## DATA SECTION

• • •

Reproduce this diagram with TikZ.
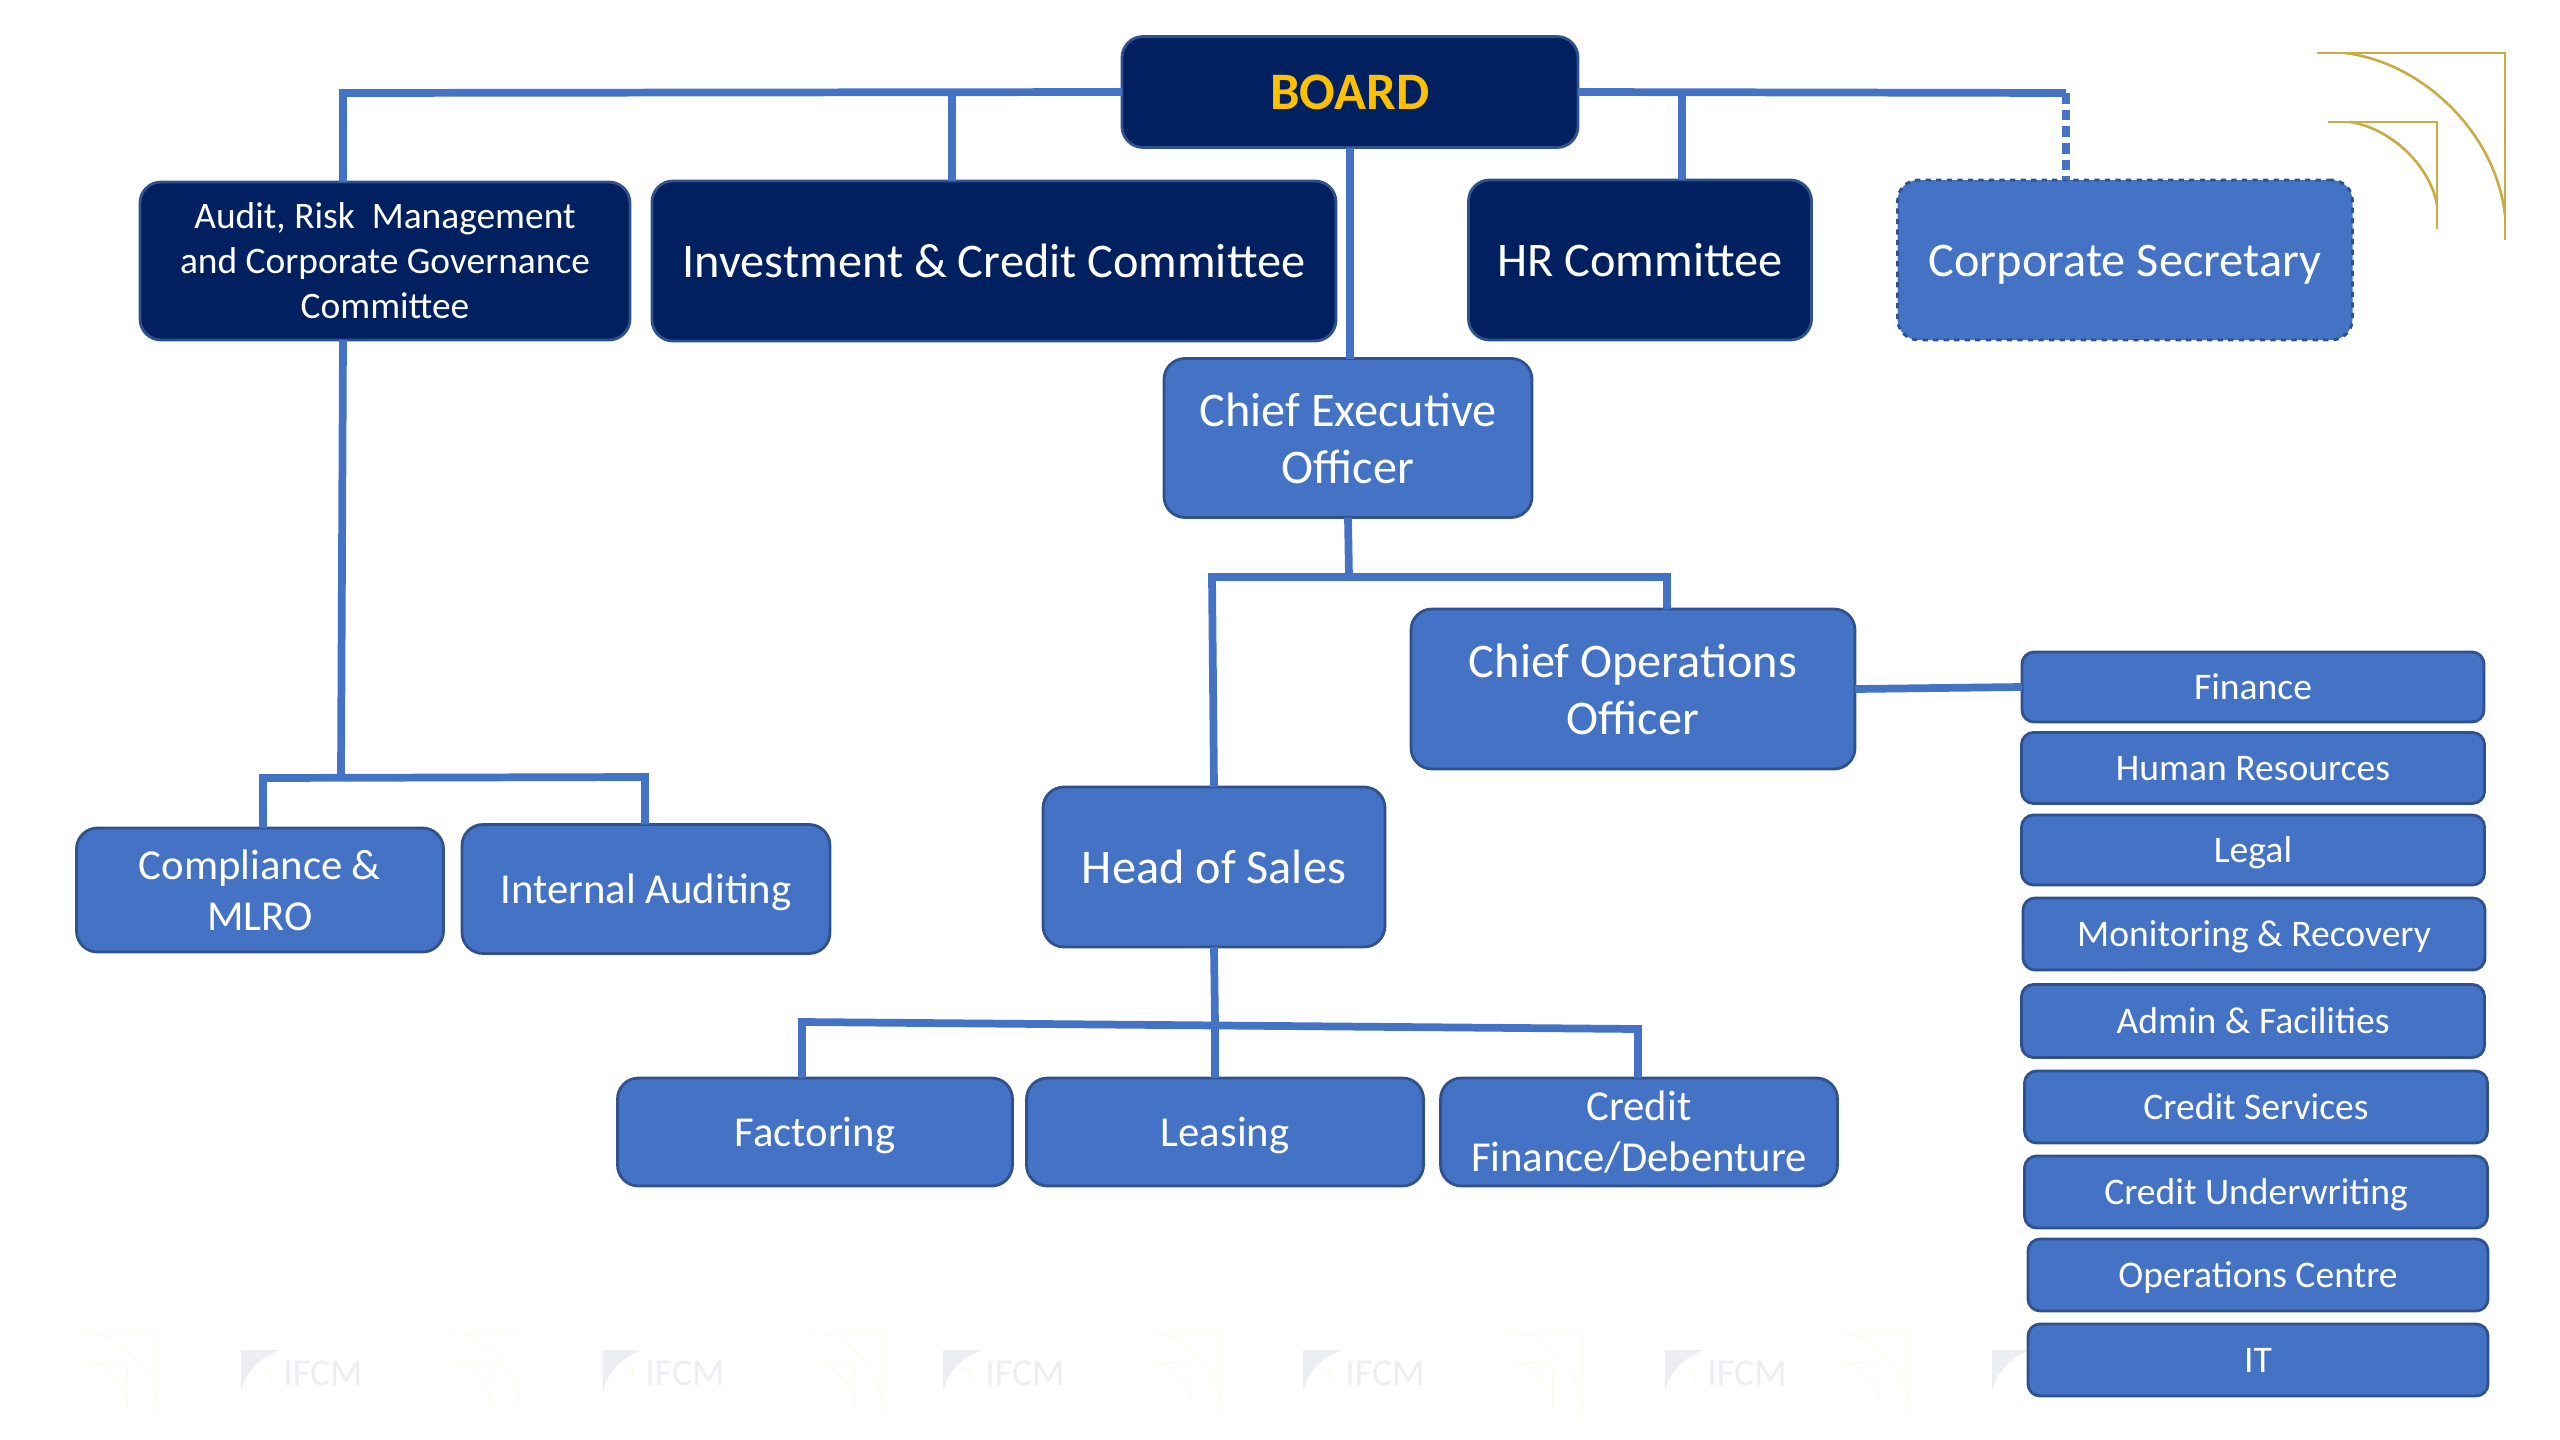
\documentclass[tikz,border=0pt]{standalone}
\usepackage{fontspec}
\setmainfont{Carlito}
\usetikzlibrary{positioning}
\definecolor{navybox}{HTML}{002060}
\definecolor{bluebox}{HTML}{4472C4}
\definecolor{boxline}{HTML}{2F528F}
\definecolor{goldline}{HTML}{C9AC45}
\definecolor{boardgold}{HTML}{FFC000}
\definecolor{ghostgold}{HTML}{FDFCF5}
\definecolor{ghostblue}{HTML}{EDEEF4}
\tikzset{
	x=0.02cm, y=-0.02cm, % coordinates are pixels of the slide
	boxsize/.style 2 args={minimum width=#1*0.02cm, minimum height=#2*0.02cm},
	box/.style={draw=boxline, line width=1.6pt, rounded corners=0.42cm, inner sep=0pt, outer sep=0pt, align=center, text=white},
	navy/.style={box, fill=navybox},
	blue/.style={box, fill=bluebox},
	oneline/.style={execute at begin node={\rule[-0.27em]{0pt}{1.22em}}}, % centres one line as the slide does
	listbox/.style={blue, oneline, rounded corners=0.24cm, font=\fontsize{21.4}{26}\selectfont},
	bigtext/.style={font=\fontsize{27.5}{32.4}\selectfont},
	midtext/.style={font=\fontsize{24.3}{29}\selectfont},
	smalltext/.style={font=\fontsize{21.3}{25.6}\selectfont},
	link/.style={draw=bluebox, line width=4.4pt},
	gold/.style={draw=goldline, line width=1.5pt},
}
\begin{document}
\begin{tikzpicture}
	\useasboundingbox (0,0) rectangle (2560,1440);
	% faint marks along the bottom
	\foreach \gpos in {0,364,727,1065,1426,1753} {
		\draw[ghostgold, line width=1.2pt] (80+\gpos,1333) -- (156+\gpos,1333) -- (156+\gpos,1415)
			(85+\gpos,1363) -- (127+\gpos,1363) -- (127+\gpos,1410)
			(95+\gpos,1333) .. controls (125+\gpos,1340) and (152+\gpos,1370) .. (156+\gpos,1405)
			(95+\gpos,1363) .. controls (110+\gpos,1368) and (125+\gpos,1385) .. (127+\gpos,1400);
	}
	\foreach \xpos/\n in {0/a,362/b,702/c,1062/d,1424/e} {
		\fill[ghostblue] (241+\xpos,1350) -- (280+\xpos,1350) .. controls (258+\xpos,1358) and (244+\xpos,1375) .. (241+\xpos,1392) -- cycle;
		\fill[ghostgold] (257+\xpos,1367) -- (272+\xpos,1367) -- (272+\xpos,1385) .. controls (270+\xpos,1377) and (265+\xpos,1370) .. (257+\xpos,1367);
		\node[text=ghostblue, inner sep=0pt, font=\fontsize{21.6}{25}\selectfont] (mark\n) at (323+\xpos,1373) {IFCM};
	}
	\fill[ghostblue] (1992,1350) -- (2031,1350) .. controls (2009,1358) and (1995,1375) .. (1992,1392) -- cycle;
	% corner logo
	\draw[gold] (2317,53) -- (2505,53) -- (2505,240);
	\draw[gold] (2345,53) .. controls (2420,62) and (2495,130) .. (2505,215);
	\draw[gold] (2328,122) -- (2437,122) -- (2437,229);
	\draw[gold] (2350,122) .. controls (2390,128) and (2430,165) .. (2437,205);
	% committees
	\node[navy, oneline, boxsize={456}{111}, font=\fontsize{30}{32}\selectfont\bfseries, text=boardgold] (board) at (1350,92) {BOARD};
	\node[navy, boxsize={490}{158}, smalltext] (audit) at (385,261) {Audit, Risk\ \ Management\\and Corporate Governance\\Committee};
	\node[navy, oneline, boxsize={684}{160}, bigtext] (invest) at (994,261) {Investment \& Credit Committee};
	\node[navy, oneline, boxsize={343}{160}, bigtext] (hrc) at (1640,260) {HR Committee};
	\node[blue, oneline, boxsize={455}{160}, bigtext, dashed] (corpsec) at (2125,260) {Corporate Secretary};
	% management
	\node[blue, boxsize={368}{159}, bigtext] (ceo) at (1348,438) {Chief Executive\\Officer};
	\node[blue, boxsize={444}{160}, bigtext] (coo) at (1633,689) {Chief Operations\\Officer};
	\node[blue, oneline, boxsize={342}{160}, bigtext] (sales) at (1214,867) {Head of Sales};
	\node[blue, boxsize={367}{124}, midtext] (mlro) at (260,890) {Compliance \&\\MLRO};
	\node[blue, oneline, boxsize={368}{129}, midtext] (internal) at (646,889) {Internal Auditing};
	\node[blue, oneline, boxsize={395}{108}, midtext] (factoring) at (815,1132) {Factoring};
	\node[blue, oneline, boxsize={397}{108}, midtext] (leasing) at (1225,1132) {Leasing};
	\node[blue, boxsize={397}{108}, midtext] (credit) at (1639,1132) {Credit\\Finance/Debenture};
	% departments
	\node[listbox, boxsize={462}{70}] (finance) at (2253,687) {Finance};
	\node[listbox, boxsize={463}{71}] (human) at (2253,768) {Human Resources};
	\node[listbox, boxsize={463}{70}] (legal) at (2253,850) {Legal};
	\node[listbox, boxsize={462}{72}] (monitoring) at (2254,934) {Monitoring \& Recovery};
	\node[listbox, boxsize={463}{73}] (admin) at (2253,1021) {Admin \& Facilities};
	\node[listbox, boxsize={463}{72}] (services) at (2256,1107) {Credit Services};
	\node[listbox, boxsize={463}{72}] (underwriting) at (2256,1192) {Credit Underwriting};
	\node[listbox, boxsize={460}{72}] (operations) at (2258,1275) {Operations Centre};
	\node[listbox, boxsize={460}{72}] (it) at (2258,1360) {IT};
	% junctions
	\coordinate (boardleft) at (343,93);
	\coordinate (boardmid) at (952,92);
	\coordinate (boardhr) at (1682,92);
	\coordinate (boardright) at (2066,93);
	\coordinate (ceosplit) at (1349,577);
	\coordinate (ceoleft) at (1212,577);
	\coordinate (ceoright) at (1667,577);
	\coordinate (auditsplit) at (341,777);
	\coordinate (auditleft) at (263,778);
	\coordinate (auditright) at (645,777);
	\coordinate (salessplit) at (1215,1025);
	\coordinate (salesleft) at (802,1022);
	\coordinate (salesright) at (1638,1029);
	% connectors
	\draw[link] (board.west) -- (boardleft) -- (boardleft |- audit.north);
	\draw[link] (boardmid) -- (boardmid |- invest.north);
	\draw[link] (board.south) -- (ceo.north -| board.south);
	\draw[link] (board.east) -- (boardright);
	\draw[link] (boardhr) -- (boardhr |- hrc.north);
	\draw[link, dash pattern=on 6pt off 3.5pt] (boardright) -- (boardright |- corpsec.north);
	\draw[link] (ceo.south) -- (ceosplit);
	\draw[link] (sales.north) -- (ceoleft) -- (ceoright) -- (ceoright |- coo.north);
	\draw[link] (coo.east) -- (finance.west);
	\draw[link] (boardleft |- audit.south) -- (auditsplit);
	\draw[link] (mlro.north -| auditleft) -- (auditleft) -- (auditright) -- (auditright |- internal.north);
	\draw[link] (sales.south) -- (salessplit);
	\draw[link] (salesleft |- factoring.north) -- (salesleft) -- (salesright) -- (salesright |- credit.north);
	\draw[link] (salessplit) -- (salessplit |- leasing.north);
\end{tikzpicture}
\end{document}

• • •

## SET EXERCISE
Copy each line above precisely, dropping the pictures.

## THE RESPONSE
Reproduce this diagram with TikZ.
\documentclass[tikz,border=0pt]{standalone}
\usepackage{fontspec}
\setmainfont{Carlito}
\usetikzlibrary{positioning}
\definecolor{navybox}{HTML}{002060}
\definecolor{bluebox}{HTML}{4472C4}
\definecolor{boxline}{HTML}{2F528F}
\definecolor{goldline}{HTML}{C9AC45}
\definecolor{boardgold}{HTML}{FFC000}
\definecolor{ghostgold}{HTML}{FDFCF5}
\definecolor{ghostblue}{HTML}{EDEEF4}
\tikzset{
	x=0.02cm, y=-0.02cm, % coordinates are pixels of the slide
	boxsize/.style 2 args={minimum width=#1*0.02cm, minimum height=#2*0.02cm},
	box/.style={draw=boxline, line width=1.6pt, rounded corners=0.42cm, inner sep=0pt, outer sep=0pt, align=center, text=white},
	navy/.style={box, fill=navybox},
	blue/.style={box, fill=bluebox},
	oneline/.style={execute at begin node={\rule[-0.27em]{0pt}{1.22em}}}, % centres one line as the slide does
	listbox/.style={blue, oneline, rounded corners=0.24cm, font=\fontsize{21.4}{26}\selectfont},
	bigtext/.style={font=\fontsize{27.5}{32.4}\selectfont},
	midtext/.style={font=\fontsize{24.3}{29}\selectfont},
	smalltext/.style={font=\fontsize{21.3}{25.6}\selectfont},
	link/.style={draw=bluebox, line width=4.4pt},
	gold/.style={draw=goldline, line width=1.5pt},
}
\begin{document}
\begin{tikzpicture}
	\useasboundingbox (0,0) rectangle (2560,1440);
	% faint marks along the bottom
	\foreach \gpos in {0,364,727,1065,1426,1753} {
		\draw[ghostgold, line width=1.2pt] (80+\gpos,1333) -- (156+\gpos,1333) -- (156+\gpos,1415)
			(85+\gpos,1363) -- (127+\gpos,1363) -- (127+\gpos,1410)
			(95+\gpos,1333) .. controls (125+\gpos,1340) and (152+\gpos,1370) .. (156+\gpos,1405)
			(95+\gpos,1363) .. controls (110+\gpos,1368) and (125+\gpos,1385) .. (127+\gpos,1400);
	}
	\foreach \xpos/\n in {0/a,362/b,702/c,1062/d,1424/e} {
		\fill[ghostblue] (241+\xpos,1350) -- (280+\xpos,1350) .. controls (258+\xpos,1358) and (244+\xpos,1375) .. (241+\xpos,1392) -- cycle;
		\fill[ghostgold] (257+\xpos,1367) -- (272+\xpos,1367) -- (272+\xpos,1385) .. controls (270+\xpos,1377) and (265+\xpos,1370) .. (257+\xpos,1367);
		\node[text=ghostblue, inner sep=0pt, font=\fontsize{21.6}{25}\selectfont] (mark\n) at (323+\xpos,1373) {IFCM};
	}
	\fill[ghostblue] (1992,1350) -- (2031,1350) .. controls (2009,1358) and (1995,1375) .. (1992,1392) -- cycle;
	% corner logo
	\draw[gold] (2317,53) -- (2505,53) -- (2505,240);
	\draw[gold] (2345,53) .. controls (2420,62) and (2495,130) .. (2505,215);
	\draw[gold] (2328,122) -- (2437,122) -- (2437,229);
	\draw[gold] (2350,122) .. controls (2390,128) and (2430,165) .. (2437,205);
	% committees
	\node[navy, oneline, boxsize={456}{111}, font=\fontsize{30}{32}\selectfont\bfseries, text=boardgold] (board) at (1350,92) {BOARD};
	\node[navy, boxsize={490}{158}, smalltext] (audit) at (385,261) {Audit, Risk\ \ Management\\and Corporate Governance\\Committee};
	\node[navy, oneline, boxsize={684}{160}, bigtext] (invest) at (994,261) {Investment \& Credit Committee};
	\node[navy, oneline, boxsize={343}{160}, bigtext] (hrc) at (1640,260) {HR Committee};
	\node[blue, oneline, boxsize={455}{160}, bigtext, dashed] (corpsec) at (2125,260) {Corporate Secretary};
	% management
	\node[blue, boxsize={368}{159}, bigtext] (ceo) at (1348,438) {Chief Executive\\Officer};
	\node[blue, boxsize={444}{160}, bigtext] (coo) at (1633,689) {Chief Operations\\Officer};
	\node[blue, oneline, boxsize={342}{160}, bigtext] (sales) at (1214,867) {Head of Sales};
	\node[blue, boxsize={367}{124}, midtext] (mlro) at (260,890) {Compliance \&\\MLRO};
	\node[blue, oneline, boxsize={368}{129}, midtext] (internal) at (646,889) {Internal Auditing};
	\node[blue, oneline, boxsize={395}{108}, midtext] (factoring) at (815,1132) {Factoring};
	\node[blue, oneline, boxsize={397}{108}, midtext] (leasing) at (1225,1132) {Leasing};
	\node[blue, boxsize={397}{108}, midtext] (credit) at (1639,1132) {Credit\\Finance/Debenture};
	% departments
	\node[listbox, boxsize={462}{70}] (finance) at (2253,687) {Finance};
	\node[listbox, boxsize={463}{71}] (human) at (2253,768) {Human Resources};
	\node[listbox, boxsize={463}{70}] (legal) at (2253,850) {Legal};
	\node[listbox, boxsize={462}{72}] (monitoring) at (2254,934) {Monitoring \& Recovery};
	\node[listbox, boxsize={463}{73}] (admin) at (2253,1021) {Admin \& Facilities};
	\node[listbox, boxsize={463}{72}] (services) at (2256,1107) {Credit Services};
	\node[listbox, boxsize={463}{72}] (underwriting) at (2256,1192) {Credit Underwriting};
	\node[listbox, boxsize={460}{72}] (operations) at (2258,1275) {Operations Centre};
	\node[listbox, boxsize={460}{72}] (it) at (2258,1360) {IT};
	% junctions
	\coordinate (boardleft) at (343,93);
	\coordinate (boardmid) at (952,92);
	\coordinate (boardhr) at (1682,92);
	\coordinate (boardright) at (2066,93);
	\coordinate (ceosplit) at (1349,577);
	\coordinate (ceoleft) at (1212,577);
	\coordinate (ceoright) at (1667,577);
	\coordinate (auditsplit) at (341,777);
	\coordinate (auditleft) at (263,778);
	\coordinate (auditright) at (645,777);
	\coordinate (salessplit) at (1215,1025);
	\coordinate (salesleft) at (802,1022);
	\coordinate (salesright) at (1638,1029);
	% connectors
	\draw[link] (board.west) -- (boardleft) -- (boardleft |- audit.north);
	\draw[link] (boardmid) -- (boardmid |- invest.north);
	\draw[link] (board.south) -- (ceo.north -| board.south);
	\draw[link] (board.east) -- (boardright);
	\draw[link] (boardhr) -- (boardhr |- hrc.north);
	\draw[link, dash pattern=on 6pt off 3.5pt] (boardright) -- (boardright |- corpsec.north);
	\draw[link] (ceo.south) -- (ceosplit);
	\draw[link] (sales.north) -- (ceoleft) -- (ceoright) -- (ceoright |- coo.north);
	\draw[link] (coo.east) -- (finance.west);
	\draw[link] (boardleft |- audit.south) -- (auditsplit);
	\draw[link] (mlro.north -| auditleft) -- (auditleft) -- (auditright) -- (auditright |- internal.north);
	\draw[link] (sales.south) -- (salessplit);
	\draw[link] (salesleft |- factoring.north) -- (salesleft) -- (salesright) -- (salesright |- credit.north);
	\draw[link] (salessplit) -- (salessplit |- leasing.north);
\end{tikzpicture}
\end{document}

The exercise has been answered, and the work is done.